This role expects rotational on-call support work on weekends and Mumbai Holidays.
Responsibilities
System and Service Reliability:Ensure the reliability, availability, and performance of production systems. Continuously monitor the health of critical services, identify potential risks, and take proactive measures to prevent outages.
Incident Management and Resolution:Lead incident response efforts for production systems, minimizing downtime and ensuring quick recovery. Perform post-mortem analysis after incidents to identify root causes and implement corrective actions.
Monitoring and Observability:Implement and maintain monitoring, logging, and alerting systems to detect and resolve system issues quickly. Use metrics, logs, and traces to gain insights into system behavior and user experience. Review/support tools for environment monitoring and analysis including system health and performance. Automate repetitive tasks and processes to improve efficiency, reduce human error, and scale systems.

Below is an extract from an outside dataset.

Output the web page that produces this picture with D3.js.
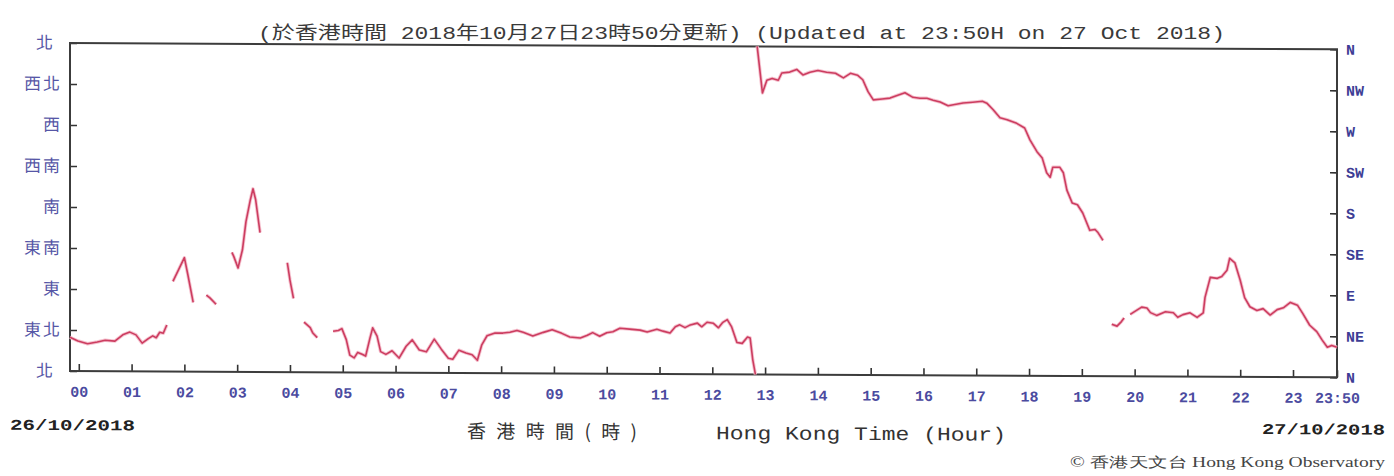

Performance Tuning and Optimization:Identify and resolve performance bottlenecks across systems, networks, and applications. Optimize resource utilization in cloud and on-premise environments to improve system efficiency and reduce operational costs. Conduct capacity planning and scaling exercises to ensure systems meet growing demand.

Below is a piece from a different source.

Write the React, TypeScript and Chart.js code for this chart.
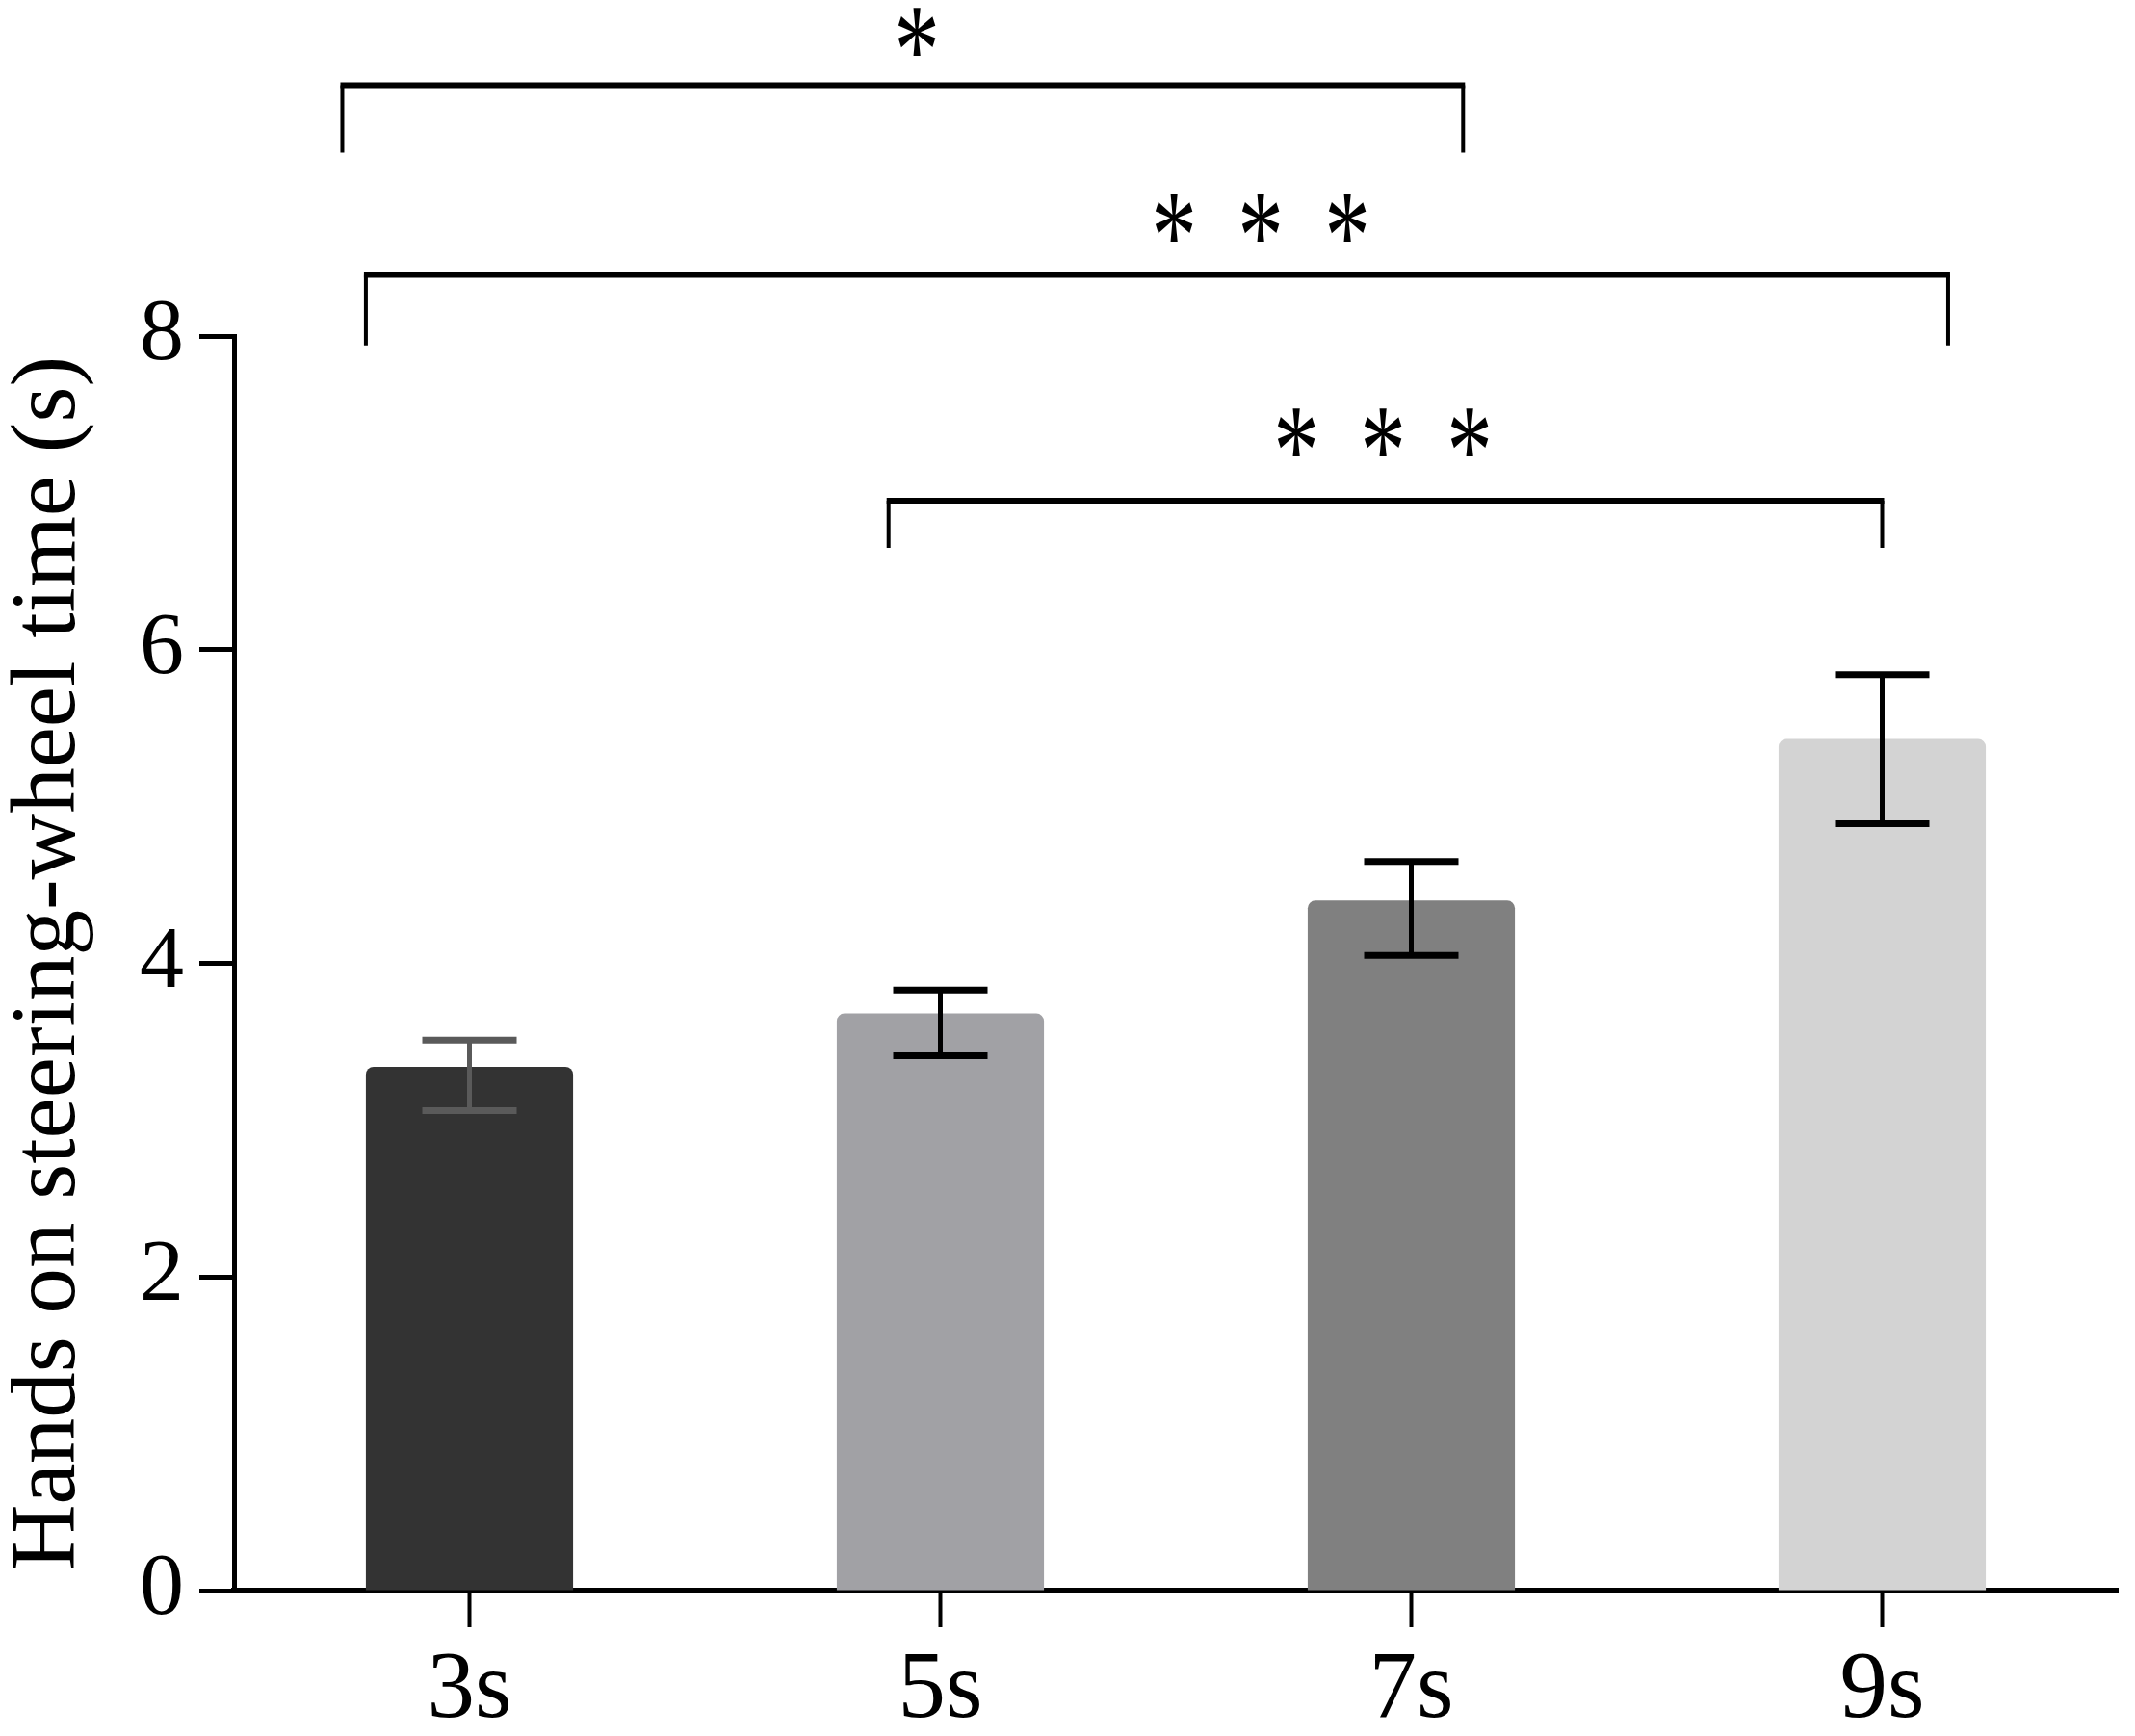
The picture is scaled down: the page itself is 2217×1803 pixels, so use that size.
import { useEffect, useRef } from "react"
import { Chart, registerables } from "chart.js"

Chart.register(...registerables)

// categorias e valores
const categories = ["3s", "5s", "7s", "9s"]
const means = [3.34, 3.68, 4.4, 5.43]
const errHigh = [3.51, 3.83, 4.65, 5.84]
const errLow = [3.06, 3.41, 4.05, 4.89]
const barColors = ["#333333", "#a1a1a5", "#808080", "#d3d3d3"]
const errColors = ["#5a5a5a", "#000000", "#000000", "#000000"]
const yTicks = [0, 2, 4, 6, 8]

// colchetes de significância (x em índice de categoria, y em segundos)
const bracketFrom = [-0.27, -0.22, 0.89]
const bracketTo = [2.11, 3.14, 3.0]
const bracketY = [9.6, 8.39, 6.95]
const bracketLegY = [9.17, 7.94, 6.65]
const bracketLabels = ["*", "***", "***"]
const starX = [0.95, 1.68, 1.94]
const starY = [9.93, 8.75, 7.38]

const SERIF = '"Liberation Serif", "Times New Roman", serif'

const overlayPlugin = {
  id: "overlay",
  afterDatasetsDraw(chart: any) {
    const { ctx, scales } = chart
    const x = scales.x
    const y = scales.y
    ctx.save()
    ctx.lineCap = "butt"

    // barras de erro
    means.forEach((_, i) => {
      const cx = x.getPixelForValue(i)
      const top = y.getPixelForValue(errHigh[i])
      const bot = y.getPixelForValue(errLow[i])
      ctx.strokeStyle = errColors[i]
      ctx.lineWidth = 5
      ctx.beginPath()
      ctx.moveTo(cx, top)
      ctx.lineTo(cx, bot)
      ctx.stroke()
      ctx.lineWidth = 7
      ctx.beginPath()
      ctx.moveTo(cx - 49, top)
      ctx.lineTo(cx + 49, top)
      ctx.moveTo(cx - 49, bot)
      ctx.lineTo(cx + 49, bot)
      ctx.stroke()
    })

    // colchetes
    ctx.strokeStyle = "#000"
    bracketFrom.forEach((from, i) => {
      const x1 = x.getPixelForValue(from)
      const x2 = x.getPixelForValue(bracketTo[i])
      const yb = y.getPixelForValue(bracketY[i])
      const yl = y.getPixelForValue(bracketLegY[i])
      ctx.lineWidth = 4
      ctx.beginPath()
      ctx.moveTo(x1, yb)
      ctx.lineTo(x1, yl)
      ctx.moveTo(x2, yb)
      ctx.lineTo(x2, yl)
      ctx.stroke()
      ctx.lineWidth = 6
      ctx.beginPath()
      ctx.moveTo(x1 - 2, yb)
      ctx.lineTo(x2 + 2, yb)
      ctx.stroke()

      // asteriscos
      const n = bracketLabels[i].length
      const cx = x.getPixelForValue(starX[i])
      const cy = y.getPixelForValue(starY[i])
      ctx.font = `100px ${SERIF}`
      ctx.fillStyle = "#000"
      ctx.textAlign = "center"
      ctx.textBaseline = "alphabetic"
      const m = ctx.measureText("*")
      const h = m.actualBoundingBoxAscent + m.actualBoundingBoxDescent
      const w = m.actualBoundingBoxLeft + m.actualBoundingBoxRight
      const sy = 50 / h
      const sx = 40 / w
      for (let k = 0; k < n; k++) {
        const sxPos = cx + (k - (n - 1) / 2) * 90
        ctx.save()
        ctx.translate(sxPos, cy)
        ctx.scale(sx, sy)
        ctx.fillText("*", (m.actualBoundingBoxLeft - m.actualBoundingBoxRight) / 2, (m.actualBoundingBoxAscent - m.actualBoundingBoxDescent) / 2)
        ctx.restore()
      }
    })
    ctx.restore()
  },
}

function SteeringChart() {
  const chartRef = useRef<HTMLCanvasElement>(null)
  const chartInstance = useRef<Chart | null>(null)

  useEffect(() => {
    if (!chartRef.current) return
    if (chartInstance.current) chartInstance.current.destroy()
    const ctx = chartRef.current.getContext("2d")
    if (!ctx) return

    chartInstance.current = new Chart(ctx, {
      type: "bar",
      data: {
        labels: categories,
        datasets: [
          {
            data: means,
            backgroundColor: barColors,
            borderWidth: 0,
            borderRadius: { topLeft: 8, topRight: 8, bottomLeft: 0, bottomRight: 0 },
            borderSkipped: false,
            barPercentage: 0.44,
            categoryPercentage: 1,
          },
        ],
      },
      options: {
        responsive: false,
        animation: false,
        devicePixelRatio: 1,
        layout: { padding: { top: 349, right: 18, left: 0, bottom: 0 } },
        plugins: {
          legend: { display: false },
          tooltip: { enabled: false },
        },
        scales: {
          x: {
            afterFit: (scale: any) => {
              scale.height = 151
            },
            grid: {
              offset: false,
              drawOnChartArea: false,
              drawTicks: true,
              tickLength: 38,
              tickWidth: 4,
              tickColor: "#000",
            },
            border: { display: true, color: "#000", width: 6 },
            ticks: {
              color: "#000",
              padding: 8,
              font: { family: SERIF, size: 99 },
            },
          },
          y: {
            min: 0,
            max: 8,
            afterFit: (scale: any) => {
              scale.width = 243
            },
            afterBuildTicks: (scale: any) => {
              scale.ticks = yTicks.map((v) => ({ value: v }))
            },
            grid: {
              drawOnChartArea: false,
              drawTicks: true,
              tickLength: 36,
              tickWidth: 5,
              tickColor: "#000",
            },
            border: { display: true, color: "#000", width: 5 },
            ticks: {
              color: "#000",
              padding: 16,
              font: { family: SERIF, size: 92 },
            },
            title: {
              display: true,
              text: "Hands on steering-wheel time (s)",
              color: "#000",
              padding: 0,
              font: { family: SERIF, size: 95, lineHeight: 1.1 },
            },
          },
        },
      },
      plugins: [overlayPlugin],
    })

    return () => {
      if (chartInstance.current) {
        chartInstance.current.destroy()
        chartInstance.current = null
      }
    }
  }, [])

  return <canvas ref={chartRef} width={2217} height={1803} />
}

export default function App() {
  return (
    <div style={{ position: "absolute", left: 0, top: 0, width: 2217, height: 1803, background: "#fff" }}>
      <SteeringChart />
    </div>
  )
}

Collaboration with Development Teams:Partner with software engineering teams to design and implement scalable, fault-tolerant services. Assist in code reviews and provide feedback on operational concerns, such as scalability, security, and reliability. Participate in design and architecture discussions to ensure systems are built for reliability and operational excellence.
Security and Compliance:Ensure security best practices are followed in the design, implementation, and operation of production systems. Regularly review system configurations, logs, and access controls for vulnerabilities and compliance with regulatory requirements. Collaborate with the security team to develop and execute incident response and disaster recovery plans. Coordinate maintenance activities and outages with infrastructure, Application management and Service Center teams.
Documentation and Knowledge Sharing:Maintain clear and comprehensive documentation for system architecture, incident management processes, and troubleshooting procedures. Share knowledge and provide mentorship to junior SREs and other team members. Contribute to knowledge bases and internal tools to improve operational efficiency.
Continuous Improvement:Stay up-to-date with the latest industry trends, tools, and best practices in site reliability engineering. Continuously review and improve operational processes and workflows to increase system uptime and performance. Implement and support a culture of continuous learning and improvement within the team.
Qualifications
3+ years of overall experience working in IT infrastructure Operations environment.
3+ years of relevant experience in Infrastructure / Applications monitoring and technical support.
Should be familiar with Change management, Incident management, release management and problem management.
Good working knowledge of Linux Windows Administration.(Linux is mandatory)
Experience with MS-SQL, Oracle, MongoDB preferred. SSIS DB proficiency preferred
Good problem-solving/troubleshooting skills. Quick learner.
A good understanding of support environments and Service Level Agreements
Experience with monitoring tools such as Splunk, Nagios, Logic Monitor, AppDynamics, etc. preferred
Experience handling major incidents and escalations
Strong written, oral communication interpersonal skills
Experience with SCCM and Windows patch management desired
Understanding of Container and Kubernetes platform preferred
Experience with Development preferred (JAVA/SQL/Ansible/Shell, Batch scripting)
Strong team player, with excellent eye for detail
Should have a high degree of self-motivation, strong analytical and creative problem-solving skills
Good understanding of latest Datacenter technologies